Un autre point problématique qui fonde la tension entre créativité et rigueur méthodologique se trouve en l’utilisation d’éléments en dehors de l’aire substantive. Ces éléments (expérience passée du chercheur, culture générale et artistique, connaissance d’autres terrains proches hors du cadre de l’étude, etc.) peuvent-ils être considérés comme des éléments de comparaison, et non seulement comme des inputs à la réflexion? Ces éléments hors de la recherche doivent-ils systématiquement être insérés formellement dans le cadre de la recherche?
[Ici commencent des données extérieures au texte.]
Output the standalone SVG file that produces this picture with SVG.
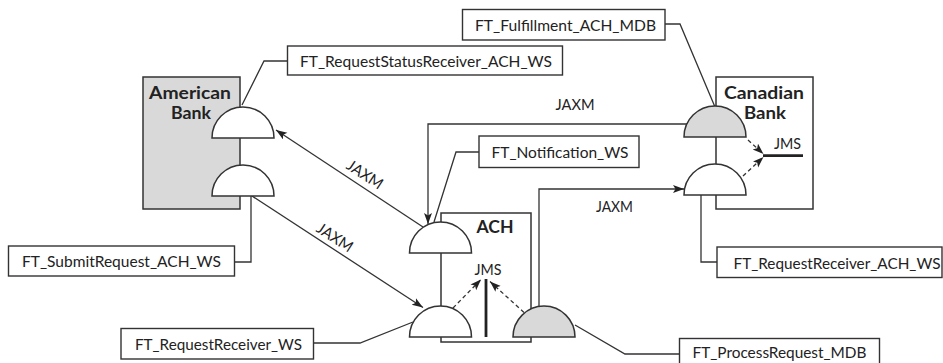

L’enjeu est alors d’assurer à la fois la qualité méthodologique du recueil des données par échantillonnage théorique et l’accès à des données intéressantes, sensibles, nécessitant la mise en place d’un dispositif créatif.
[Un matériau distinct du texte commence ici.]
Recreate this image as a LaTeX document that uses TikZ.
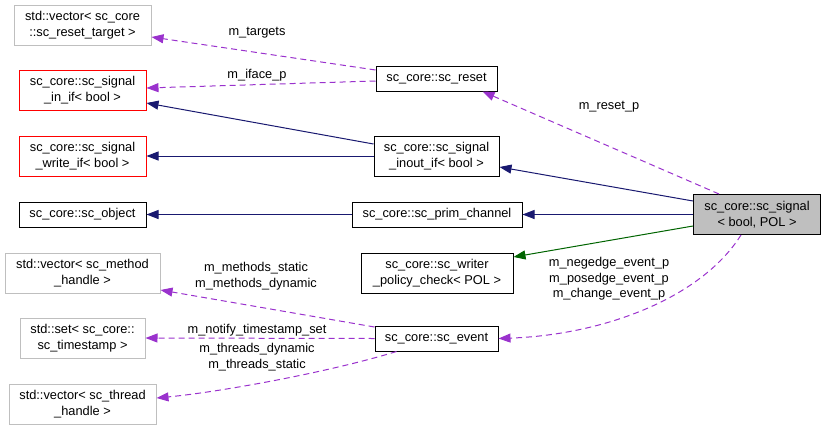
\documentclass[tikz,border=0pt]{standalone}
\usepackage{fontspec}
\setmainfont{Liberation Sans}
\usetikzlibrary{arrows.meta,calc}
\definecolor{navyc}{HTML}{191970}
\definecolor{greenc}{HTML}{006400}
\definecolor{purplec}{HTML}{9A32CD}
\definecolor{grayb}{HTML}{BFBFBF}
\definecolor{redb}{HTML}{FF0000}
\begin{document}
\begin{tikzpicture}[x=1pt,y=-1pt,
  every node/.style={font=\fontsize{12.8}{15.5}\selectfont, inner sep=0pt, align=center},
  box/.style={draw=black, line width=1pt, fill=white},
  graybox/.style={box, draw=grayb},
  redbox/.style={box, draw=redb},
  mainbox/.style={box, fill=grayb},
  inh/.style={draw=navyc, line width=1pt, -{Triangle[length=12pt,width=9pt,fill=navyc]}},
  tmpl/.style={draw=greenc, line width=1pt, -{Triangle[length=12pt,width=9pt,fill=greenc]}},
  usage/.style={draw=purplec, line width=1pt, dash pattern=on 6pt off 4pt, -{Triangle[length=12pt,width=9pt,fill=purplec]}},
  lbl/.style={fill=none, draw=none}]
\useasboundingbox (0,0) rectangle (827,429);
% nodes
\node[graybox, minimum width=137pt, minimum height=40pt] (rt) at (82.5,25) {std::vector< sc\_core\\::sc\_reset\_target >};
\node[redbox, minimum width=127pt, minimum height=40pt] (inif) at (82.5,90) {sc\_core::sc\_signal\\\_in\_if< bool >};
\node[redbox, minimum width=127pt, minimum height=40pt] (wrif) at (82.5,156) {sc\_core::sc\_signal\\\_write\_if< bool >};
\node[box, minimum width=127pt, minimum height=25pt] (obj) at (82.5,214.5) {sc\_core::sc\_object};
\node[graybox, minimum width=155pt, minimum height=40pt] (meth) at (82.5,273) {std::vector< sc\_method\\\_handle >};
\node[graybox, minimum width=125pt, minimum height=40pt] (ts) at (82.5,338) {std::set< sc\_core::\\sc\_timestamp >};
\node[graybox, minimum width=147pt, minimum height=40pt] (thr) at (82.5,404) {std::vector< sc\_thread\\\_handle >};
\node[box, minimum width=121pt, minimum height=25pt] (reset) at (436.5,78.5) {sc\_core::sc\_reset};
\node[box, minimum width=125pt, minimum height=40pt] (inout) at (436.5,156) {sc\_core::sc\_signal\\\_inout\_if< bool >};
\node[box, minimum width=170pt, minimum height=25pt] (prim) at (437,214.5) {sc\_core::sc\_prim\_channel};
\node[box, minimum width=152pt, minimum height=40pt] (writer) at (437,273) {sc\_core::sc\_writer\\\_policy\_check< POL >};
\node[box, minimum width=123pt, minimum height=25pt] (event) at (436.5,338.5) {sc\_core::sc\_event};
\node[mainbox, minimum width=127pt, minimum height=40pt] (sig) at (757,214.5) {sc\_core::sc\_signal\\< bool, POL >};
% edges
\draw[inh] ([yshift=13.5pt]sig.west) -- ([yshift=-11pt]inout.east);
\draw[inh] (sig.west) -- (prim.east);
\draw[tmpl] ([yshift=-11.5pt]sig.west) -- ([yshift=16pt]writer.east);
\draw[usage] ([xshift=-38pt]sig.north) -- ([xshift=46pt]reset.south);
\draw[usage] ([xshift=-16pt]sig.south) .. controls (700,300) and (600,335) .. (event.east);
\draw[usage] ([yshift=8.5pt]reset.west) -- ([yshift=-12pt]rt.east);
\draw[usage] ([yshift=-2.5pt]reset.west) -- ([yshift=2pt]inif.east);
\draw[inh] ([yshift=12pt]inout.west) -- ([yshift=-13pt]inif.east);
\draw[inh] (inout.west) -- (wrif.east);
\draw[inh] (prim.west) -- (obj.east);
\draw[usage] ([yshift=11.5pt]event.west) -- ([yshift=-17pt]meth.east);
\draw[usage] (event.west) -- (ts.east);
\draw[usage] ([xshift=-40pt]event.south) .. controls (330,372) and (220,392) .. ([yshift=6pt]thr.east);
% labels
\node[lbl] (l1) at (257,33) {m\_targets};
\node[lbl] (l2) at (257,75) {m\_iface\_p};
\node[lbl] (l3) at (609,107) {m\_reset\_p};
\node[lbl] (l4) at (256,276) {m\_methods\_static\\m\_methods\_dynamic};
\node[lbl] (l5) at (257,330) {m\_notify\_timestamp\_set};
\node[lbl] (l6) at (257,357) {m\_threads\_dynamic\\m\_threads\_static};
\node[lbl] (l7) at (609,279) {m\_negedge\_event\_p\\m\_posedge\_event\_p\\m\_change\_event\_p};
\end{tikzpicture}
\end{document}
Grâce à la circularité du processus de la MTE, les données dont sont issues les voies d’interprétation à un moment peuvent être différentes de celles qui vont fonder la légitimité de l’interprétation[13]. En effet, le chercheur pourra mettre en oeuvre des dispositifs créatifs lui permettant de recueillir des données qui l’aident dans son processus d’idéation puis procéder à un échantillonnage théorique en vue de poursuivre certaines pistes d’interprétation. Une des voies pour s’extraire de la tension entre créativité et rigueur méthodologique consiste ainsi à séparer les phases de recueil créatives visant le processus d’idéation des phases de recueil « gérées pour que les données recueillies conservent un caractère scientifique » (Romelaer, 2005, p. 116) dans le courant épistémologique choisi.
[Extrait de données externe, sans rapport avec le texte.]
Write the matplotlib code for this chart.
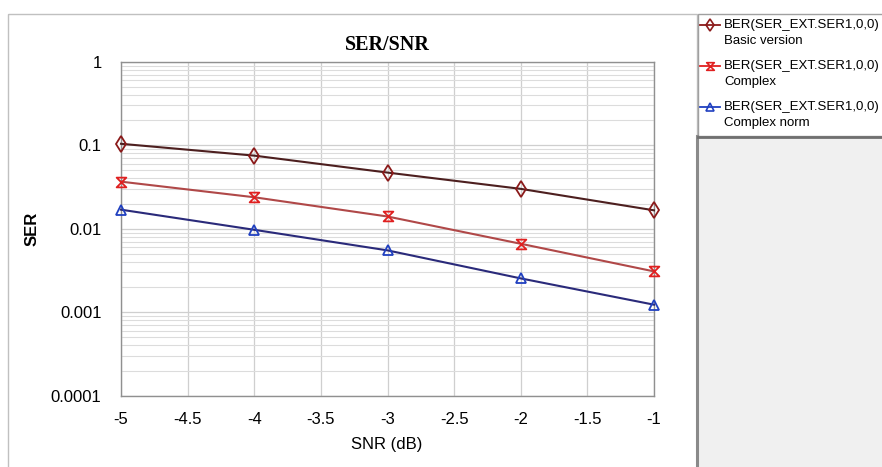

Dès lors, il n’est pas inconcevable qu’un chercheur puisse user de jeux politiques sur un terrain – modifiant ainsi le déroulement de l’activité – pour générer des données qui feront émerger des catégories d’analyse et des relations potentiellement pertinentes. Sur d’autres terrains, il visera à étudier ces catégories et ces relations sans modifier le comportement des acteurs afin de voir dans quelles mesures les premières interprétations sont légitimes. De la même façon, lors de focus groups, le chercheur peut être amené à faire interagir les interviewés, soit pour obtenir des données primaires relatives au phénomène étudié, soit pour recueillir l’interprétation des premières analyses du chercheur par les acteurs ou d’autres personnes proches du terrain. Les comptes rendus d’analyse intermédiaires en cours de recherche peuvent être utilisés par le chercheur afin non seulement de s’interroger sur ses analyses intermédiaires, mais aussi de recueillir de nouvelles pistes d’interprétation. Le chercheur vise ainsi au travers de son protocole évolutif de recueil de données à remettre en cause ses potentielles interprétations en recourant à l’interaction avec les acteurs du terrain.

Finalement, dans tous les courants épistémologiques de la MTE, le chercheur a la possibilité de dissocier les phases de recueil des données créatives de celles plus « rigoureuses » afin de s’extraire de la tension créativité/rigueur méthodologique, mettant en oeuvre d’une part des procédés créatifs afin de générer des données potentiellement porteuses d’innovation et veillant d’autre part à pouvoir opposer à des tiers ses interprétations sur la base de données comparables selon les catégories et les relations mises en évidence.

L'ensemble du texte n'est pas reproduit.